**EXERCISE PROMPT:**
Pull out the lines from the one containing "Output the LaTeX" through the final line of the listing below and repeat them exactly. Leave the pictures behind.

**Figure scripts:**
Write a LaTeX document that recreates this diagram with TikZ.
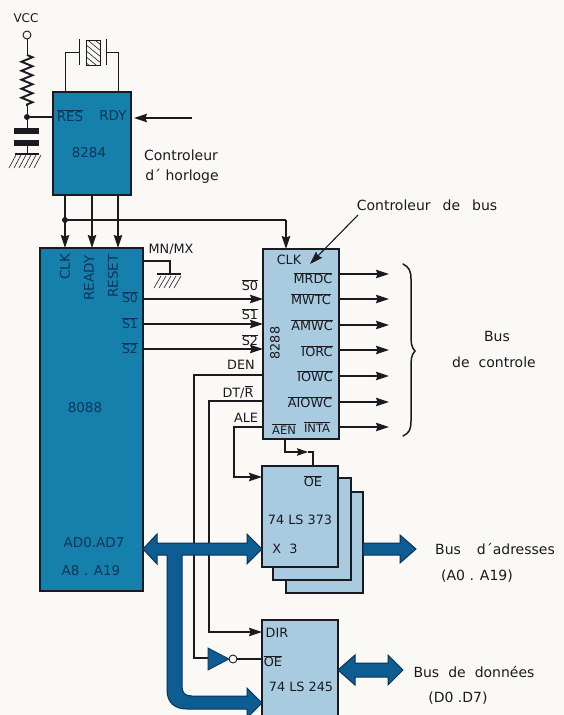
\documentclass[tikz,border=0pt]{standalone}
\usepackage{fontspec}
\setmainfont{DejaVu Sans}
\usetikzlibrary{arrows.meta,decorations.pathmorphing}
\definecolor{paper}{HTML}{FAF9F5}
\definecolor{chipdark}{HTML}{1680AC}
\definecolor{chiplight}{HTML}{A9CBE0}
\definecolor{busblue}{HTML}{0D5C92}
\definecolor{inkdark}{HTML}{0A3558}
\definecolor{ink}{HTML}{1A1A20}
\newcommand{\ovl}[1]{$\overline{\mbox{#1}}$}
\tikzset{
  chipd/.style={draw=ink,line width=1.3,fill=chipdark,inner sep=0,outer sep=0,anchor=north west},
  chipl/.style={draw=ink,line width=1.3,fill=chiplight,inner sep=0,outer sep=0,anchor=north west},
  lbl/.style={inner sep=0,text=ink,font=\fontsize{14}{16}\selectfont},
  lbs/.style={inner sep=0,text=ink,font=\fontsize{12.8}{15}\selectfont},
  lbd/.style={inner sep=0,text=inkdark,font=\fontsize{13.5}{15}\selectfont},
  wire/.style={draw=ink,line width=1.1},
  sig/.style={wire,-{Stealth[length=13pt,width=8.5pt,inset=1.5pt]}},
  smallsig/.style={wire,-{Stealth[length=11pt,width=7.5pt,inset=1.5pt]}},
  bus/.style={draw=inkdark,line width=1,fill=busblue,line join=miter},
  dot/.style={circle,fill=ink,inner sep=0,minimum size=6pt},
  hollow/.style={circle,draw=ink,line width=0.9,fill=paper,inner sep=0,minimum size=8pt},
  hatchl/.style={draw=ink,line width=0.6},
  plate/.style={draw=ink,line width=4,line cap=butt},
}
\begin{document}
\begin{tikzpicture}[x=1pt,y=-1pt]
\clip (0,0) rectangle (564,715);
\fill[paper] (0,0) rectangle (564,715);

% chips
\node[chipd,minimum width=78pt,minimum height=103pt] (u8284) at (53,92) {};
\node[chipd,minimum width=103pt,minimum height=343pt] (u8088) at (40,248) {};
\node[chipl,minimum width=76pt,minimum height=190pt] (u8288) at (263,249) {};
\node[chipl,minimum width=77pt,minimum height=101pt] (s3) at (286,492) {};
\node[chipl,minimum width=78pt,minimum height=102pt] (s2) at (273,478) {};
\node[chipl,minimum width=76pt,minimum height=101pt] (u373) at (262,466) {};
\node[chipl,minimum width=76pt,minimum height=110pt] (u245) at (262,620) {};

% VCC, resistor, capacitor, ground
\node[lbs,font=\fontsize{12}{14}\selectfont] (vcc) at (26,18) {VCC};
\node[hollow] (vccpin) at (27,35) {};
\coordinate (rtop) at (27,55);
\coordinate (rbot) at (27,106);
\node[dot] (jres) at (27,117) {};
\draw[wire,line width=1] (vccpin) -- (rtop);
\draw[draw=ink,line width=1.9,decorate,decoration={zigzag,segment length=9pt,amplitude=5.5pt}] (rtop) -- (rbot);
\draw[wire,line width=1] (rbot) -- (jres);
\draw[wire] (jres) -- (u8284.west |- jres);
\coordinate (c1) at (27,131);
\draw[wire,line width=1] (jres) -- (c1);
\draw[plate,line width=5.5] (14,131) -- (39,131);
\draw[plate,line width=5.5] (14,143) -- (39,143);
\draw[wire,line width=1] (27,146) -- (27,154);
\draw[draw=ink,line width=1.8] (15,154) -- (39,154);
\foreach \x in {15,20,25,30,35,40} \draw[hatchl] (\x+1,155) -- (\x-6,168);

% crystal
\coordinate (xl) at (65,92);
\coordinate (xr) at (118,92);
\draw[wire,line width=1] (xl) -- (65,52) -- (79,52);
\draw[wire,line width=1] (xr) -- (118,52) -- (106,52);
\draw[draw=ink,line width=1] (79,39) -- (79,65);
\draw[draw=ink,line width=1] (106,39) -- (106,65);
\begin{scope}
\clip (86,40) rectangle (100,65);
\foreach \y in {32,38,...,74} \draw[hatchl] (85,\y) -- (101,\y+13);
\end{scope}
\draw[draw=ink,line width=1] (86,40) rectangle (100,65);

% 8284 labels and wires
\node[lbd] (tres) at (70,116) {\ovl{RES}};
\node[lbd] (trdy) at (113,116) {RDY};
\node[lbd] (t8284) at (89,153) {8284};
\node[lbl] (tcth) at (181,155) {Controleur};
\node[lbl] (tcth2) at (182,176) {d´ horloge};
\coordinate (rdyin) at (192,118);
\draw[sig] (rdyin) -- (134,118);
\draw[sig] (u8284.south -| 65,0) -- (u8088.north -| 65,0);
\draw[sig] (u8284.south -| 92,0) -- (u8088.north -| 92,0);
\draw[sig] (u8284.south -| 118,0) -- (u8088.north -| 118,0);
\node[dot] (jclk) at (65,220) {};
\draw[wire] (jclk) -- (286,220);
\draw[sig] (286,220) -- (u8288.north -| 286,0);

% 8088 labels
\node[lbd,rotate=90] (tc) at (65,267) {CLK};
\node[lbd,rotate=90] (tr) at (89,278) {READY};
\node[lbd,rotate=90] (tt) at (113,276) {RESET};
\node[lbd,font=\fontsize{12.5}{14}\selectfont] (ts0) at (130,297) {\ovl{S0}};
\node[lbd,font=\fontsize{12.5}{14}\selectfont] (ts1) at (130,323) {\ovl{S1}};
\node[lbd,font=\fontsize{12.5}{14}\selectfont] (ts2) at (130,348) {\ovl{S2}};
\node[lbd] (t8088) at (85,408) {8088};
\node[lbd] (tad) at (94,543) {AD0.AD7};
\node[lbd] (ta8) at (91,571) {A8 . A19};

% MN/MX
\node[lbs] (tmn) at (171,249) {MN/MX};
\coordinate (mng) at (170,274);
\draw[wire] (u8088.east |- 0,261) -- (170,261) -- (mng);
\draw[draw=ink,line width=2] (157,274) -- (181,274);
\foreach \x in {161,166,171,176,181} \draw[hatchl] (\x,276) -- (\x-7,288);

% status lines
\draw[sig] (u8088.east |- 0,299) -- (u8288.west |- 0,299);
\draw[sig] (u8088.east |- 0,324) -- (u8288.west |- 0,324);
\draw[sig] (u8088.east |- 0,349) -- (u8288.west |- 0,349);
\node[lbs] (l0) at (250,285) {\ovl{S0}};
\node[lbs] (l1) at (250,314) {\ovl{S1}};
\node[lbs] (l2) at (250,340) {\ovl{S2}};
\node[lbs] (lden) at (241,365) {DEN};
\node[lbs] (ldt) at (238,392) {DT/\ovl{R}};
\node[lbs] (lale) at (246,418) {ALE};

% 8288 labels
\node[lbs] (c0) at (289,260) {CLK};
\node[lbs,rotate=90] (c9) at (275,343) {8288};
\node[lbs] (c1t) at (313,278) {\ovl{MRDC}};
\node[lbs] (c2t) at (311,299) {\ovl{MWTC}};
\node[lbs] (c3t) at (312,325) {\ovl{AMWC}};
\node[lbs] (c4t) at (317,351) {\ovl{IORC}};
\node[lbs] (c5t) at (315,376) {\ovl{IOWC}};
\node[lbs] (c6t) at (310,402) {\ovl{AIOWC}};
\node[lbs,font=\fontsize{11.5}{14}\selectfont] (c7t) at (284,429) {\ovl{AEN}};
\node[lbs,font=\fontsize{11.5}{14}\selectfont] (c8t) at (317,427) {\ovl{INTA}};

% outputs
\foreach \y in {274,299,325,350,376,402,427}
  \draw[sig] (u8288.east |- 0,\y) -- (389,\y);

% pointer
\node[lbl] (tcb) at (427,205) {Controleur\hspace{12pt}de\hspace{12pt}bus};
\draw[sig] (358,215) -- (310,264);

% brace
\draw[draw=ink,line width=1.5,line cap=round]
  (403,264) .. controls (409,267) and (411,271) .. (411,279)
  -- (411,334) .. controls (411,342) and (411,347) .. (415,351)
  .. controls (411,355) and (411,360) .. (411,368)
  -- (411,421) .. controls (411,430) and (409,433) .. (403,436);
\node[lbl] (tb1) at (497,336) {Bus};
\node[lbl] (tb2) at (494,362) {de\ \ controle};

% other control wires
\draw[wire] (u8288.west |- 0,375) -- (194,375) -- (194,658) -- (208,658);
\draw[sig] (u8288.west |- 0,401) -- (209,401) -- (209,632) -- (u245.west |- 0,632);
\draw[sig] (u8288.west |- 0,427) -- (234,427) -- (234,477) -- (u373.west |- 0,477);
\draw[smallsig] (u8288.south -| 285,0) -- (285,452) -- (308,452);
\draw[wire] (308,452) -- (313,452) -- (u373.north -| 313,0);

% inverter
\node[hollow] (inv) at (233,659) {};
\fill[busblue,draw=inkdark,line width=0.8] (208,648) -- (229,659) -- (208,670) -- cycle;
\draw[wire] (inv) -- (u245.west |- inv);

% 373 / 245 labels
\node[lbs] (o1) at (313,481) {\ovl{OE}};
\node[lbs] (o2) at (300,520) {74 LS 373};
\node[lbs] (o3) at (285,549) {X\ \ 3};
\node[lbs] (p1) at (277,633) {DIR};
\node[lbs] (p2) at (273,661) {\ovl{OE}};
\node[lbs] (p3) at (301,687) {74 LS 245};

% buses
\draw[bus] (143,549) -- (157,534) -- (157,543) -- (247,543) -- (247,534) -- (262,549) -- (247,564) -- (247,555)
  -- (182,555) -- (182,686) .. controls (182,693) and (185,696) .. (192,696) -- (247,696) -- (247,688) -- (262,703) -- (247,718) -- (247,709)
  -- (187,709) .. controls (174,709) and (167,702) .. (167,690) -- (167,555) -- (157,555) -- (157,564) -- cycle;
\draw[bus] (s3.east |- 0,543) -- (400,543) -- (400,535) -- (416,549) -- (400,563) -- (400,555) -- (s3.east |- 0,555) -- cycle;
\draw[bus] (338,670) -- (355,655) -- (355,663) -- (388,663) -- (388,655) -- (403,670) -- (388,685) -- (388,677) -- (355,677) -- (355,685) -- cycle;

\node[lbl] (ba) at (495,549) {Bus\hspace{16pt}d´adresses};
\node[lbl] (ba2) at (477,576) {(A0 . A19)};
\node[lbl] (bd) at (474,672) {Bus\hspace{9pt}de\hspace{9pt}données};
\node[lbl] (bd2) at (458,698) {(D0 .D7)};
\end{tikzpicture}
\end{document}
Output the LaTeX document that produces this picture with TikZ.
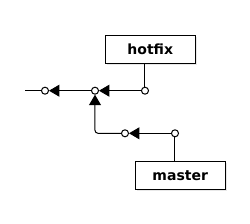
\documentclass[tikz,border=0pt]{standalone}
\usepackage{fontspec}
\setmainfont{DejaVu Sans}
\usetikzlibrary{arrows.meta,shadows}
\begin{document}
\begin{tikzpicture}[x=1pt,y=-1pt,
  commit/.style={circle,draw,fill=white,line width=1pt,minimum size=7pt,inner sep=0pt},
  branch/.style={rectangle,draw,fill=white,line width=1pt,minimum width=90pt,minimum height=28pt,inner sep=0pt,
    font=\bfseries\fontsize{14}{16}\selectfont,
    drop shadow={shadow xshift=2pt,shadow yshift=-2pt,fill=black!15,opacity=0.6}},
  link/.style={line width=1pt},
  parent/.style={line width=1pt,-{Triangle[length=10.5pt,width=12pt]}}]
\useasboundingbox (0,0) rectangle (250,224);
\node[branch] (hotfix) at (150.3,49.3) {hotfix};
\node[branch] (master) at (180.2,175.2) {master};
\coordinate (tail) at (25,90.7);
\node[commit] (c1) at (45,90.7) {};
\node[commit] (c2) at (95,90.7) {};
\node[commit] (c3) at (145,90.7) {};
\node[commit] (d1) at (125,133.3) {};
\node[commit] (d2) at (175,133.3) {};
\draw[link] (c1) -- (tail);
\draw[parent] (c2) -- (c1);
\draw[parent] (c3) -- (c2);
\draw[parent] (d2) -- (d1);
\draw[parent,rounded corners=3pt] (d1) -| (c2);
\draw[link] (hotfix.south -| c3) -- (c3);
\draw[link] (d2) -- (d2 |- master.north);
\end{tikzpicture}
\end{document}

**OUTPUT:**
Output the LaTeX document that produces this picture with TikZ.
\documentclass[tikz,border=0pt]{standalone}
\usepackage{fontspec}
\setmainfont{DejaVu Sans}
\usetikzlibrary{arrows.meta,shadows}
\begin{document}
\begin{tikzpicture}[x=1pt,y=-1pt,
  commit/.style={circle,draw,fill=white,line width=1pt,minimum size=7pt,inner sep=0pt},
  branch/.style={rectangle,draw,fill=white,line width=1pt,minimum width=90pt,minimum height=28pt,inner sep=0pt,
    font=\bfseries\fontsize{14}{16}\selectfont,
    drop shadow={shadow xshift=2pt,shadow yshift=-2pt,fill=black!15,opacity=0.6}},
  link/.style={line width=1pt},
  parent/.style={line width=1pt,-{Triangle[length=10.5pt,width=12pt]}}]
\useasboundingbox (0,0) rectangle (250,224);
\node[branch] (hotfix) at (150.3,49.3) {hotfix};
\node[branch] (master) at (180.2,175.2) {master};
\coordinate (tail) at (25,90.7);
\node[commit] (c1) at (45,90.7) {};
\node[commit] (c2) at (95,90.7) {};
\node[commit] (c3) at (145,90.7) {};
\node[commit] (d1) at (125,133.3) {};
\node[commit] (d2) at (175,133.3) {};
\draw[link] (c1) -- (tail);
\draw[parent] (c2) -- (c1);
\draw[parent] (c3) -- (c2);
\draw[parent] (d2) -- (d1);
\draw[parent,rounded corners=3pt] (d1) -| (c2);
\draw[link] (hotfix.south -| c3) -- (c3);
\draw[link] (d2) -- (d2 |- master.north);
\end{tikzpicture}
\end{document}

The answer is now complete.